Cohen was born in Mexico and was adopted by an American couple at five months old, along with her brother and sister. Her adoptive parents never sought her naturalization, nor did Cohen apply when she became an adult. Later in life, when Cohen had made attempts at naturalization through marriage, she had a run-in with the law in a drug-related case. This is when she became aware of her "illegal" status and found out that this charge could lead to her deportation. After her sentence was carried out, she was taken by Immigration and Customs Enforcement agents and faced a deportation proceeding. She would end up being detained for thirty-one months.

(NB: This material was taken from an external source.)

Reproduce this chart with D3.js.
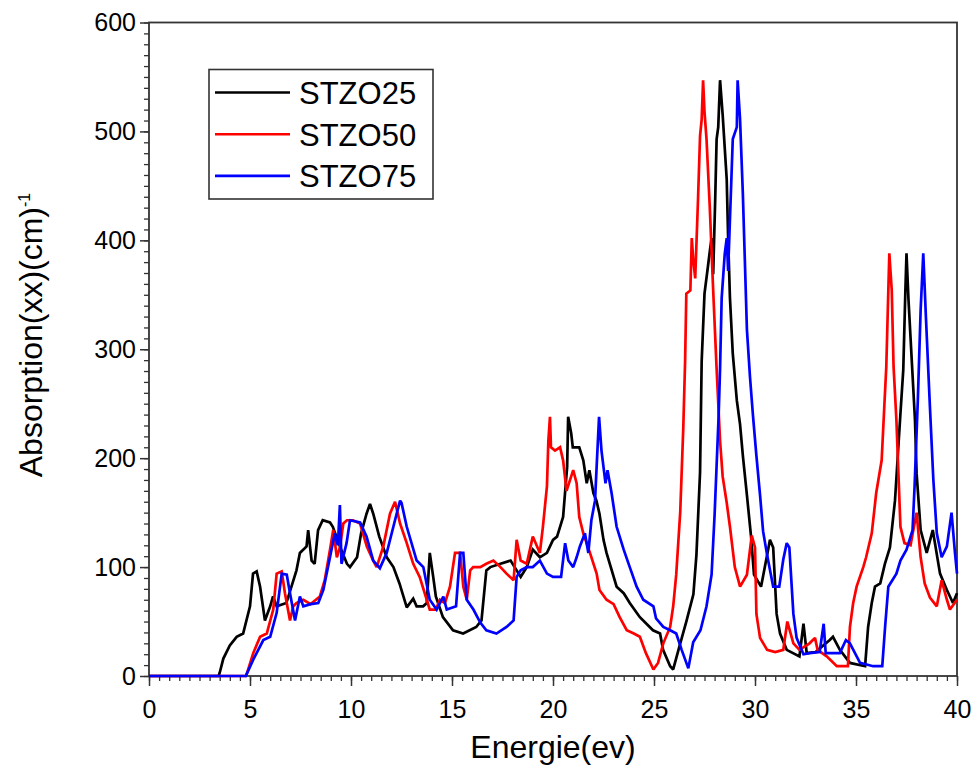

It is exciting for Cohen and her entire family that she has been released from detainment. However, due to her drug-related charges, she still is being threatened with deportation. This would leave her family behind and send her back to a country where she does not know the language or culture nor have any known friends or relatives. In an interview, Cohen stated, "I'm an American... It may not say so with me not having a green card, but I was adopted by Americans. I'm an American."
This case is just one of the tens of thousands that undocumented immigrants in the United States face every year. However, since 2008, the Secure Communities program (S-COMM), has further marginalized the undocumented population. The program, which, it was recently announced, is mandatory for state and local governments, makes it so that local law enforcement agents can ask about the immigration status of anyone they arrest—before they ever see a judge or jury or are even charged. If the person is found to be undocumented, there is a large chance that they will be deported, regardless of whether they committed any crime. S-COMM was, the government claims, intended to deport only violent criminals who are undocumented. However, this is what the program has turned into:
During the Obama administration, more than 77,000 immigrants convicted of crimes, including some 28,000 convicted of offenses such as murder, rape and sexual abuse of children, were deported after they were identified through S-Comm. That sounds like a lot. Until you realize that Obama has deported a record-breaking 1 million people during his administration. By DHS’s own numbers, that leaves 895,000 people deported who were not convicted of crimes. That doesn’t sound like a highly successful program unless you have a mass-deportation agenda.
It is unsettling how often people are sent back to countries where they were born, even though they identify as Americans. S-COMM has legitimized the extended detention and eventual deportation of thousands of undocumented residents of the United States regardless of their personal stories, the hardship deportation would cause to their families, or any other factors. Cohen's story is just one of many that illustrate how current immigration enforcement programs are eroding civil liberties and constitutional rights for millions in the United States.